非常におかしいのはウィレム・ダフォー。ドイツ人のクルーということになっています。非常に子供っぽいのに結構な年という役で、船長のクストー自身がいい年をして、子供っぽいため妙な関係になっています。そこを2人の俳優はよく理解して演じています。ダフォーは本来はシリアス・ドラマの俳優ですが、たまにコメディーを演じることがあり、なかなか達者です。
ドイツ人がアメリカ人より楽しめるのは吹き替え。オリジナル版を見ると、ダフォーは概ねドイツ語のアクセントの強い英語を話していますが、時々忘れてしまうらしく、普通の英語に帰っています。ところがドイツ語版ではただドイツ語を話すだけではなく、シュヴァーベンという州の方言を非常に強く出しています。世界的に有名なフランスの深海探索のクルーに入っているドイツ人の中年男がシュヴァーベン訛を話すというところで笑いを取っています。シュヴァーベンというのは住民が非常にまじめで働き者という評判のある州で、ダフォーも昼夜を問わず船長のために身を粉にして働くので、良く合います。

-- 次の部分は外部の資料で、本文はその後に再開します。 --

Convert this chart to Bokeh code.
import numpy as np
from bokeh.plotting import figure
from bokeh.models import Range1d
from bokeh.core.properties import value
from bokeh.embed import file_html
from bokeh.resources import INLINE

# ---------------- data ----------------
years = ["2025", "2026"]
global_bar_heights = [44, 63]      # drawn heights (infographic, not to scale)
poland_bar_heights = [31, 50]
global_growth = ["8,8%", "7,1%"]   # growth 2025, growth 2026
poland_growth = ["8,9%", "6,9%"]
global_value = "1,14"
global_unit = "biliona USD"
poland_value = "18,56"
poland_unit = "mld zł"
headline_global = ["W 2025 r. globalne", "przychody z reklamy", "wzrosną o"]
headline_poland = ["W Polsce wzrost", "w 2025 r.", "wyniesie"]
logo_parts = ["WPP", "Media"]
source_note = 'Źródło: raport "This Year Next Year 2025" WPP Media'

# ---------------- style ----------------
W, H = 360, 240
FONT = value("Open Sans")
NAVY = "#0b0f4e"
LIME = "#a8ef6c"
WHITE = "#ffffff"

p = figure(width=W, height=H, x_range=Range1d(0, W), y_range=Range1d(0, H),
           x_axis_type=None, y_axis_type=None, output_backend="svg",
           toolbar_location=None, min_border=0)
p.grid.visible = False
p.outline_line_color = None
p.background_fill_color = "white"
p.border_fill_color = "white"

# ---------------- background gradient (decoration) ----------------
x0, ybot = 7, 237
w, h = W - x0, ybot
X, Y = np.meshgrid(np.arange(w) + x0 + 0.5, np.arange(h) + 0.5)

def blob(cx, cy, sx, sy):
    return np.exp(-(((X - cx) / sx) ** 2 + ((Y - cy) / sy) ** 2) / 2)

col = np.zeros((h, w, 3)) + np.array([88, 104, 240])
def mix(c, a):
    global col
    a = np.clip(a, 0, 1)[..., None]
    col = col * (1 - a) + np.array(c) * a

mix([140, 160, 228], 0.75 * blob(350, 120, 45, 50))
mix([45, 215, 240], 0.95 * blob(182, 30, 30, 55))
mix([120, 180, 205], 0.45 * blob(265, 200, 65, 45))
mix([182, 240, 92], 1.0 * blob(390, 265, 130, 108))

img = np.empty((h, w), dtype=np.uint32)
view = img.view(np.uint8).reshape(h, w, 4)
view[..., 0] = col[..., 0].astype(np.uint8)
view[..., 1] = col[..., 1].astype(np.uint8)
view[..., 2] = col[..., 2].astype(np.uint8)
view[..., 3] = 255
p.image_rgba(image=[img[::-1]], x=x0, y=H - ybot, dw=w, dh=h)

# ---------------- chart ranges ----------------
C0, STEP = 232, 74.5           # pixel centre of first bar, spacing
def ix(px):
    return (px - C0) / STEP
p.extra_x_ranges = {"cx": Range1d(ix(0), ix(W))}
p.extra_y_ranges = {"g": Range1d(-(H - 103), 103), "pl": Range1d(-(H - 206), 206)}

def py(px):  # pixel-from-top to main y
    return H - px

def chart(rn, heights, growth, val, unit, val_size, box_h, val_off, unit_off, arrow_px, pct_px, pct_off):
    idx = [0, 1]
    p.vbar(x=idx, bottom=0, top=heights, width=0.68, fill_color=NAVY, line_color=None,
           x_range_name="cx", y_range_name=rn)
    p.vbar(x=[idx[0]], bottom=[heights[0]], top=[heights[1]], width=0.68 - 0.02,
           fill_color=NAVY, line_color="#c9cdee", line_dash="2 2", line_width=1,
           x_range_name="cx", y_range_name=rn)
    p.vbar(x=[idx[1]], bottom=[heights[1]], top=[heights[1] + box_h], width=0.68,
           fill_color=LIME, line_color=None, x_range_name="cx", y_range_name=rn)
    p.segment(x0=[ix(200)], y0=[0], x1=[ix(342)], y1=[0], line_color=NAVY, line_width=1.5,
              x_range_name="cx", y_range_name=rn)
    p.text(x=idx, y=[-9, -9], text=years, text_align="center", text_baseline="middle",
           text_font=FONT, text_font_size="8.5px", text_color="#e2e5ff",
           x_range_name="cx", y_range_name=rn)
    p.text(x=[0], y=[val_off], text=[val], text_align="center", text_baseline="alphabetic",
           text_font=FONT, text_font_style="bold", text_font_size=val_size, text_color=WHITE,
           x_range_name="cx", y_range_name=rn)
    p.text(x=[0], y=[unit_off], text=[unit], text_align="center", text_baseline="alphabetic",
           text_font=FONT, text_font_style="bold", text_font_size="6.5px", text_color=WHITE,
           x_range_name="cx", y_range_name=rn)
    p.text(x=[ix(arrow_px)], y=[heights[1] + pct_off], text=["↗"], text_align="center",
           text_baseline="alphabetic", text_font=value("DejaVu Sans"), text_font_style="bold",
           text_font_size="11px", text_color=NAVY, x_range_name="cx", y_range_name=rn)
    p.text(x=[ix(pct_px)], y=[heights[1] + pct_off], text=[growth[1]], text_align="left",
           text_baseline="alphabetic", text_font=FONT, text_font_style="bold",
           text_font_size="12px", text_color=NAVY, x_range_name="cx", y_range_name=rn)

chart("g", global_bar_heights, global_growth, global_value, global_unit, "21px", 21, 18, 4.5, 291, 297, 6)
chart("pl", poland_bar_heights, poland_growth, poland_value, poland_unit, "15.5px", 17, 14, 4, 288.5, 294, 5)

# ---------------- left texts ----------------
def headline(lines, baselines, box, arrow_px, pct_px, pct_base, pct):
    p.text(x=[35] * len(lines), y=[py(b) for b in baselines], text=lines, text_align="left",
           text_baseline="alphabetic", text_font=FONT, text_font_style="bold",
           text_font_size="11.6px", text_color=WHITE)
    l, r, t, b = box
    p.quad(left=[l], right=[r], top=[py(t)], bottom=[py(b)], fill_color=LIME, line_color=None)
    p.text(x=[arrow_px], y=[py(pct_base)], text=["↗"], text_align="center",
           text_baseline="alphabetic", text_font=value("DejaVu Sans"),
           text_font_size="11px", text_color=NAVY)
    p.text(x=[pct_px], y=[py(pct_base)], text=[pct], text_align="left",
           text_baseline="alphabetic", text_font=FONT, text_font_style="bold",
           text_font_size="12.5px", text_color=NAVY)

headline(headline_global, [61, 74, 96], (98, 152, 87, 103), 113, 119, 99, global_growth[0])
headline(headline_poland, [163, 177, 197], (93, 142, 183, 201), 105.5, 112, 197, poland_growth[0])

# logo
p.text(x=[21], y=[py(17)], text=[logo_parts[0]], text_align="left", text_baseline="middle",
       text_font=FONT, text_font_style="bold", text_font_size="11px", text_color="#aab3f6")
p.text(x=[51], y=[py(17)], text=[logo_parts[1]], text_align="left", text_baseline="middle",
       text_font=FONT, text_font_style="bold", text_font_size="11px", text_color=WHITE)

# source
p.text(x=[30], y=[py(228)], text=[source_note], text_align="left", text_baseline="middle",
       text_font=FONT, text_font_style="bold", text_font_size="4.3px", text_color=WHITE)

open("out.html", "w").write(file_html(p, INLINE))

他にも豪華な俳優陣が並ぶのですが、その割にはマーレイにおんぶしているようで、演技が秀でるということはありません。その分クルーがティームとして存在感を持ちます。そこへ時々味の薄い食事に使われる唐辛子か山葵のように顔を出すのがジェフ・ゴールドブルーム。訳すと金の花というきれいな名前の人ですが、マーレイやヒューストンと長年のいきさつがからむ男。
適度な間を置いて、長年の因縁、資金集めの苦労、最近死なれた親友のエピソードなどが入れ替わり出て来て、その結果モザイクの全体像は奇妙な人物クストーの絵になるという仕掛けです。

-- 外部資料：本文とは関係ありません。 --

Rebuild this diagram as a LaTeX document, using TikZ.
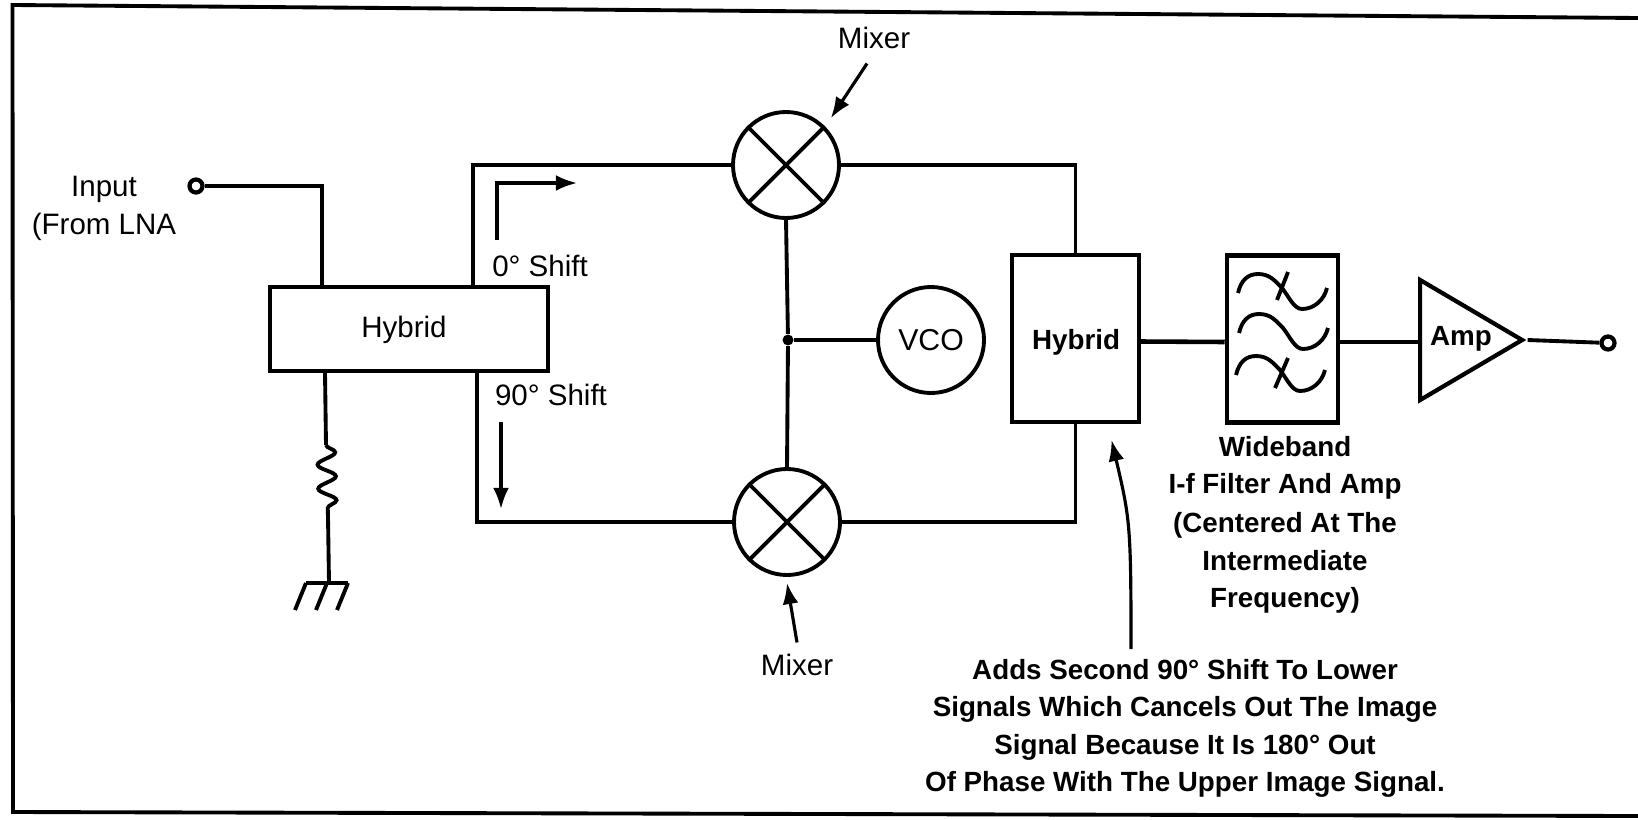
\documentclass[tikz,border=0pt]{standalone}
\usepackage{fontspec}
\setmainfont{Liberation Sans}
\usetikzlibrary{arrows.meta,positioning,calc,shapes.geometric,decorations.pathmorphing}
\tikzset{
  wire/.style={line width=1.1pt},
  pointer/.style={line width=0.9pt,-{Latex[length=6pt,width=4.5pt]}},
  blockbox/.style={draw,line width=1.1pt,inner sep=0pt},
  roundbox/.style={draw,circle,line width=1.1pt,inner sep=0pt,minimum size=1.06cm},
  termdot/.style={draw,circle,line width=1.2pt,inner sep=0pt,minimum size=0.13cm},
  lbl/.style={font=\fontsize{8.4}{10}\selectfont,inner sep=0pt},
  lblb/.style={font=\fontsize{7.9}{9}\selectfont\bfseries,inner sep=0pt},
}
\begin{document}
\begin{tikzpicture}[every node/.style={align=center}]
  \useasboundingbox (0,0) rectangle (16.38,8.19);
  % frame, open on the right
  \draw[line width=1.1pt] (16.38,8.01) -- (0.125,8.14) -- (0.13,0.07) -- (16.38,0.03);
  % blocks
  \node[blockbox,minimum width=2.78cm,minimum height=0.84cm] (hyba) at (4.09,4.90) {};
  \node[lbl] (hybatxt) at (4.04,4.89) {Hybrid};
  \node[roundbox] (mixt) at (7.86,6.54) {};
  \node[roundbox] (mixb) at (7.87,2.97) {};
  \node[roundbox] (vco) at (9.31,4.79) {\fontsize{8.6}{10}\selectfont VCO};
  \node[blockbox,minimum width=1.27cm,minimum height=1.67cm] (hybb) at (10.755,4.805) {};
  \node[lblb] (hybbtxt) at (10.76,4.77) {Hybrid};
  \node[blockbox,line width=1.3pt,minimum width=1.11cm,minimum height=1.67cm] (filt) at (12.825,4.80) {};
  \node[draw,isosceles triangle,isosceles triangle stretches,line width=1.2pt,inner sep=0pt,
    minimum width=1.2cm,minimum height=1.02cm,anchor=lower side] (amp) at (14.18,4.79) {};
  \node[lblb] (amptxt) at (14.61,4.80) {Amp};
  \node[termdot] (termin) at (1.96,6.33) {};
  \node[termdot] (termout) at (16.08,4.76) {};
  \node[circle,fill,inner sep=0pt,minimum size=0.11cm] (jct) at (7.88,4.79) {};
  % mixer crosses
  \foreach \mx in {mixt,mixb}{
    \draw[wire] (\mx.45) -- (\mx.225);
    \draw[wire] (\mx.135) -- (\mx.315);
  }
  % wires
  \draw[wire] (termin) -| ([xshift=-0.87cm]hyba.north);
  \draw[wire] ([xshift=0.64cm]hyba.north) |- (mixt.west);
  \draw[wire] ([xshift=0.68cm]hyba.south) |- (mixb.west);
  \draw[wire] (mixt.east) -| (hybb.north);
  \draw[wire] (mixb.east) -| (hybb.south);
  \draw[wire] (mixt.south) -- (jct);
  \draw[wire] (jct) -- (mixb.north);
  \draw[wire] (jct) -- (vco.west);
  \draw[wire,line width=1.3pt] ([yshift=-0.03cm]hybb.east) -- ([yshift=-0.03cm]filt.west);
  \draw[wire,line width=1.3pt] ([yshift=-0.03cm]filt.east) -- ([yshift=-0.03cm]filt.east -| amp.lower side);
  \draw[wire] (amp.apex) -- (termout);
  % resistor and ground
  \coordinate (resa) at (3.26,3.74);
  \coordinate (resb) at (3.28,3.02);
  \coordinate (gnd) at (3.29,2.36);
  \draw[wire] ([xshift=-0.84cm]hyba.south) -- (resa);
  \draw[wire,decorate,decoration={snake,segment length=0.24cm,amplitude=0.09cm}] (resa) -- (resb);
  \draw[wire] (resb) -- (gnd);
  \draw[wire] (3.06,2.36) -- (3.48,2.36);
  \foreach \gx in {3.06,3.27,3.48}
    \draw[wire] (\gx,2.36) -- ++(-0.11,-0.27);
  % filter curves
  \foreach \fx/\fy in {12.38/5.26,12.39/4.86,12.36/4.44}
    \draw[wire,shift={(\fx,\fy)}] (0,0) .. controls (0.03,0.13) and (0.10,0.19) .. (0.20,0.19)
      .. controls (0.32,0.19) and (0.37,0.12) .. (0.44,0.05)
      .. controls (0.51,-0.04) and (0.56,-0.16) .. (0.64,-0.16)
      .. controls (0.76,-0.16) and (0.86,-0.07) .. (0.89,0.05);
  \draw[wire] (12.88,5.47) -- (12.77,5.19);
  \draw[wire] (12.88,4.61) -- (12.75,4.31);
  % pointers and labels
  \draw[pointer] (4.97,5.79) |- (5.77,6.36);
  \draw[pointer] (5.01,3.97) -- (5.01,3.10);
  \node[lbl] (inlbl) at (1.04,6.30) {Input};
  \node[lbl] (inlblb) at (1.04,5.92) {(From LNA};
  \node[lbl] (zero) at (5.40,5.53) {0° Shift};
  \node[lbl] (ninety) at (5.51,4.24) {90° Shift};
  \node[lbl] (mixtlbl) at (8.74,7.81) {Mixer};
  \node[lbl] (mixblbl) at (7.97,1.54) {Mixer};
  \draw[pointer] (mixtlbl.south) ++(-0.07,-0.14) -- ([xshift=0.06cm,yshift=0.08cm]mixt.45);
  \draw[pointer] (mixblbl.north) ++(0,0.11) -- ([yshift=-0.06cm]mixb.south);
  \node[lblb] (ftxt) at (12.85,3.72) {Wideband};
  \node[lblb] (ftxtb) at (12.85,3.33) {I-f Filter And Amp};
  \node[lblb] (ftxtc) at (12.85,2.94) {(Centered At The};
  \node[lblb] (ftxtd) at (12.85,2.58) {Intermediate};
  \node[lblb] (ftxte) at (12.85,2.19) {Frequency)};
  \node[lblb] (note) at (11.85,1.49) {Adds Second 90° Shift To Lower};
  \node[lblb] (noteb) at (11.85,1.10) {Signals Which Cancels Out The Image};
  \node[lblb] (notec) at (11.85,0.72) {Signal Because It Is 180° Out};
  \node[lblb] (noted) at (11.85,0.35) {Of Phase With The Upper Image Signal.};
  \draw[pointer] ([xshift=-0.54cm,yshift=0.10cm]note.north) .. controls +(0,1.25) and (11.30,3.0) .. ([xshift=0.36cm,yshift=-0.16cm]hybb.south);
\end{tikzpicture}
\end{document}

見始めた時私は疲れていてドイツ語がちゃんと理解できなかったのだろうと思い、翌朝見直しました。すると、前の晩に理解した(できなかった)通りの事を言っていました。クストーの周囲では話が噛み合わないのが普通だったのです。
映画関係ではアメリカとフランスは長い間静かに敵対関係にあり、アメリカ映画でフランス人が揶揄されることはちょくちょくあります。この作品もそれを狙ったのかは不明。時期的にはそういう解釈も合います。ただクストーという人物もかなりエキセントリックだったようですので、こういう描かれ方の理由の1つは本人にもあるでしょう。
★ あらすじ
というほどのものはありませんが、冒頭クストーとされるジスー船長の長年の親友が大型の鮫に食い殺されてしまい、船長が復讐を誓います。船長以下のクルーは海洋映画を作り、冒頭はその映画のプレミア。スポンサーを見つけ、金を引き出し、その金で撮影をし、売るという商売で、一年中船に乗っていられるのが本人やクルーに取って最高のようです。

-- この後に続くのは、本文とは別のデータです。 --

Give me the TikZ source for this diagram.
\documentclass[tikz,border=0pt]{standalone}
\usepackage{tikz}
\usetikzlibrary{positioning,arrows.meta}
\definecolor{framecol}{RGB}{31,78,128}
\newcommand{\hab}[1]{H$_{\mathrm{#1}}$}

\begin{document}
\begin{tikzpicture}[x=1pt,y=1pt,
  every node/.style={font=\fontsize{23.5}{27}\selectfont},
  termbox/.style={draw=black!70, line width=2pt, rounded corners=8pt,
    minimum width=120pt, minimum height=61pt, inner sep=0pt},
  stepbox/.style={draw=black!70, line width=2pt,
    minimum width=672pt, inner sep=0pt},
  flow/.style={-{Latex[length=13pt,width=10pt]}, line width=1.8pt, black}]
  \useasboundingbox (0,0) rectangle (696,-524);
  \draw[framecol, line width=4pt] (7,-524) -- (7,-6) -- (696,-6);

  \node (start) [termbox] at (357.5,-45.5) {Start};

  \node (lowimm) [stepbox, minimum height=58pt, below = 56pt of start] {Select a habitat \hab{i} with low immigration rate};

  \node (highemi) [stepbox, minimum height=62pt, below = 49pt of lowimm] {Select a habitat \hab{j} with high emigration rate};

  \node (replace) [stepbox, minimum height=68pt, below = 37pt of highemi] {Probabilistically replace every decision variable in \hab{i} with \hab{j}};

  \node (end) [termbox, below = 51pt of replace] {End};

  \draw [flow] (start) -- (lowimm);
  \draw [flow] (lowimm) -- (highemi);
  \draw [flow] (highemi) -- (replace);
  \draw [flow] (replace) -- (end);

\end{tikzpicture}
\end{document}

プライベートな生活も全て船の仕事を中心に回るようで、妻とは別居中。ある日船長の前にネッドという青年が現われます。女にだらしの無い船長が孕ませた女性がいて、最近病死。その時に実父のことを聞かされ、父親を訪ねて来た様子。パイロットのネッドを船長はクルーに入れます。
さらにそこに海洋雑誌記者も加わり、クルーは船長の親友を殺した鮫を探しに出ます。物語をややこしくするためにダフォーもトラブルを起こします。一生を船長や船のために捧げ、大人になることを止めてしまった男。それをさらにややこしくするために海賊も登場し、あれこれ揉めます。
しかしそういった出来事は全て船長やクルー、関係者の描写をするための道具。観客が「変な人の集団」と理解すればそれで目的達成。
★ 監督の意図の通り
監督の思惑通り私は「変な人たち」という感覚を持ちました。めでたし。